There are undoubtedly wonderful charter schools in existence, and Americans generally have a favorable opinion of charters, but hardly a week goes by without news of a scandal or a study tarnishing their image.

With schools reopening everywhere across the country, the past week was no exception in exposing new problems with an idea that was once thought of as a collaborative endeavor between teacher unions and school administrators aimed at serving struggling students, but has now become a heavily funded, well-marketed movement designed to siphon money away from traditional public schools.

Leading off the charter scandal parade was Pennsylvania where an auditor general found that the state’s largest charter school pocketed $1.2 million “in improper lease-reimbursement payments.” The scheme the school was running has become all too familiar to anyone following charter school nefariousness.

First, you take a building, “previously owned by one of the charter school’s founders,” and use municipal bonds to sell it – in this case, for $50.7 million – at very favorable terms to a “related nonprofit organization ‘established for the sole purpose of supporting’ the charter school.” Then “the same individual who was once the charter’s landlord” creates a for-profit management company to run the school.
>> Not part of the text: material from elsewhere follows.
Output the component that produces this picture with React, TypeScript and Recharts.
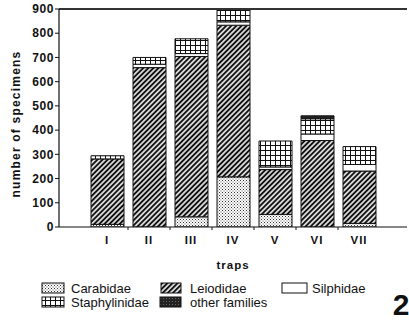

And voila, what was once a public endeavor focused on educating children for the sole purpose of raising the well being of the community becomes a financial bonanza for a few well-placed individuals – one of whom, in this case, just happens to be “a Republican fund-raiser” who served on the governor’s “transition team.”

This Pennsylvania charter was no lone outlaw, as the state auditor noted. “His office had found similar problems at six other charter schools.”


Commentary by The Secular Jurist:  In this new global age of crony capitalism where ethics and morality sit in the back of our greed-driven economic bus, the real intent of privatizing America’s public institutions becomes clear.  The primary goal of so-called free market proponents is the consolidation of money and power.  All other considerations are secondary, including the quality of our children’s education  They employ heated rhetoric to demonize that which obstructs their agenda using phrases like “government is inefficient,” “public education has failed,” “teachers are the problem,” “unions are killing jobs,” and “socialism is destroying America.”  They use this language because it is effective at swaying the uninformed ranks of public opinion, while also providing a smokescreen for their highly questionable motivations.  What they are preaching has nothing to do with legitimate free market solutions to societal problems, but has everything to do with the establishment of an authoritarian plutocracy in America and throughout the rest of the world.

2 thoughts on “Charter Schools For Scandals

  1. Education should and must be for the public good. It must not become a product, yet another commodity, yet another money-making scheme. But we seem to be on the road to making it yet another product, yet another consumable. And that’s not good for the future of our democracy.